Shape Derivatives of the Eigenvalues of the De Rham Complex for Lipschitz Deformations and Variable Coefficients: Part II
Pier Domenico Lamberti, Dirk Pauly, Michele Zaccaron
TL;DR
This work develops a Banach-space–parametrized perturbation theory for de Rham complexes, proving Hellmann–Feynman-type differentiability for simple and multiple eigenvalues of self-adjoint operator families and establishing an abstract framework suitable for Lipschitz domain perturbations. It then specializes to 3D Maxwell and Helmholtz problems with mixed boundary conditions and variable coefficients, deriving Hadamard-type shape derivative formulas for eigenvalues and the elementary symmetric functions of eigenvalues, with volume-integral expressions under minimal regularity and surface-integral forms under stronger regularity via Gaffney inequalities. The results include Rellich-type bifurcation analysis for multiple eigenvalues and yield explicit expressions for derivatives in terms of perturbations of material coefficients and domain deformations, including boundary contributions.

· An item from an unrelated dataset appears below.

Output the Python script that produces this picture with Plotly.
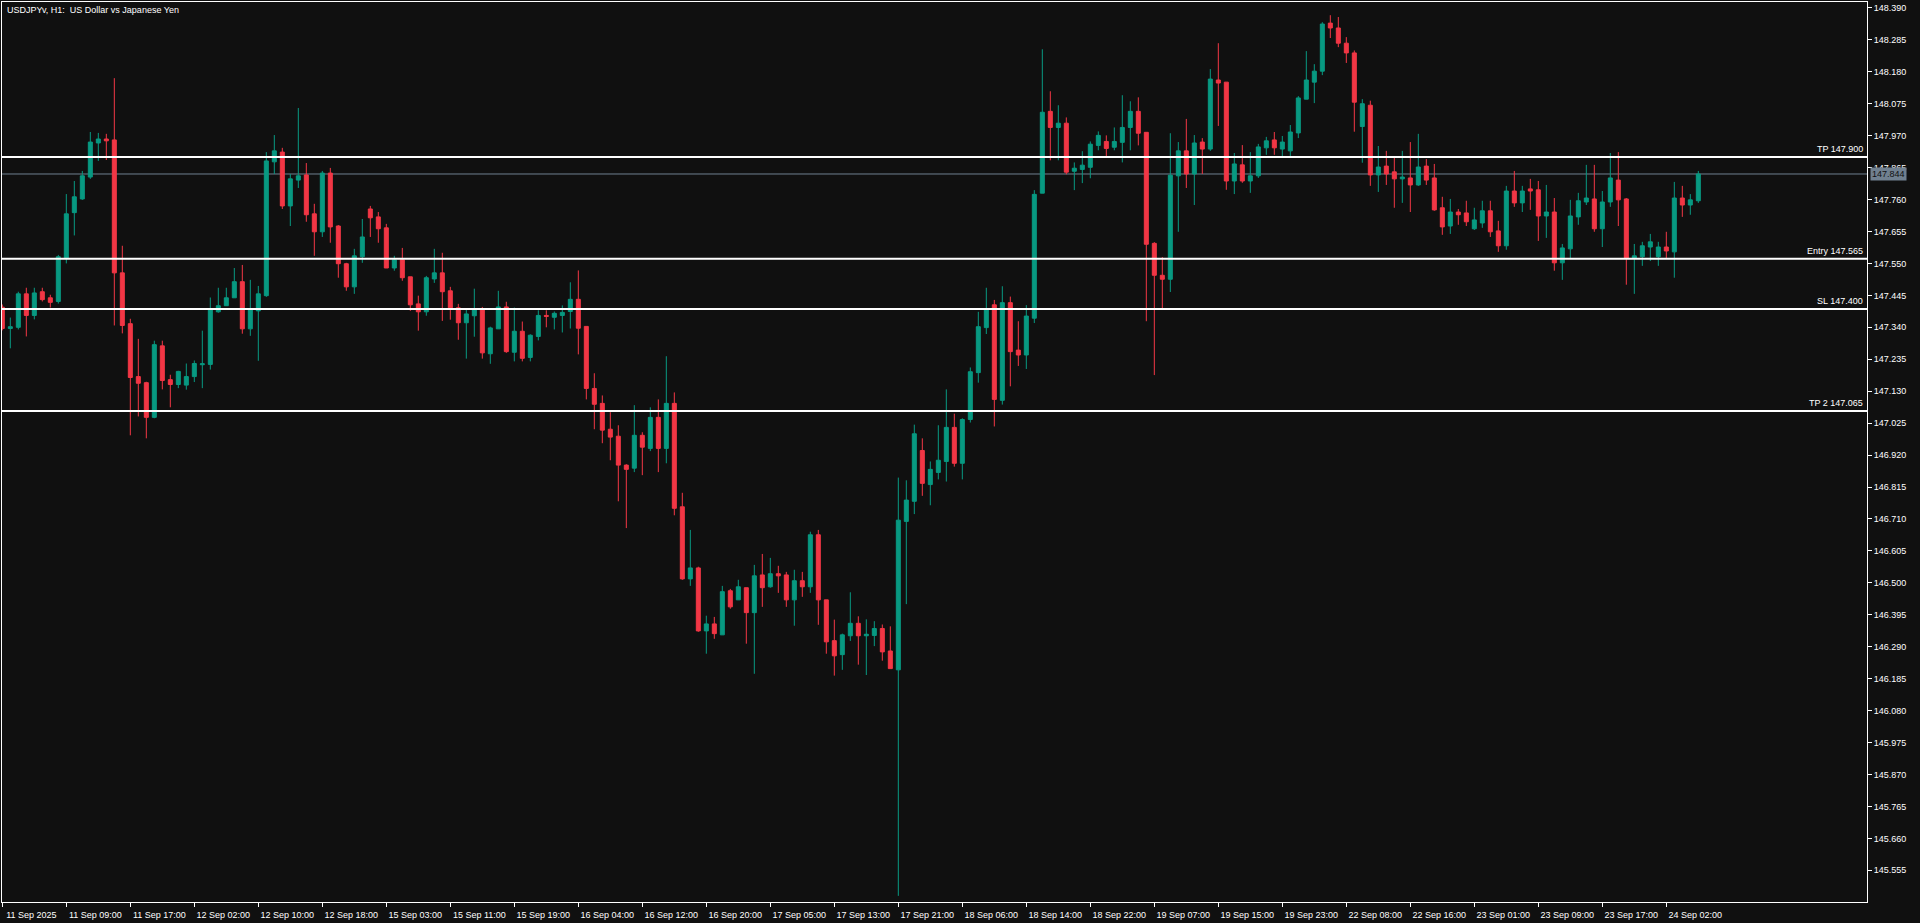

Overall, the paper provides a rigorous perturbation theory and practical derivative formulas for spectral problems in the de Rham complex, enabling sensitivity analysis and shape optimization in electromagnetics and acoustic settings.
Abstract
In this second part of our series of papers, we develop an abstract framework suitable for de Rham complexes that depend on a parameter belonging to an arbitrary Banach space. Our primary focus is on spectral perturbation problems and the differentiability of eigenvalues with respect to perturbations of the involved parameters. As a byproduct, we provide a proof of the celebrated Hellmann-Feynman theorem for both simple and multiple eigenvalues of suitable families of self-adjoint operators in Hilbert spaces, even when these operators depend on possibly infinite-dimensional parameters. We then apply this abstract machinery to the de Rham complex in three dimensions, considering mixed boundary conditions and non-constant coefficients. In particular, we derive Hadamard-type formulas for Maxwell and Helmholtz eigenvalues. First, we compute the derivatives under minimal regularity assumptions - specifically, Lipschitz regularity - on both the domain and the perturbation, expressing the results in terms of volume integrals. Second, under more regularity assumptions on the domains, we reformulate these formulas in terms of surface integrals.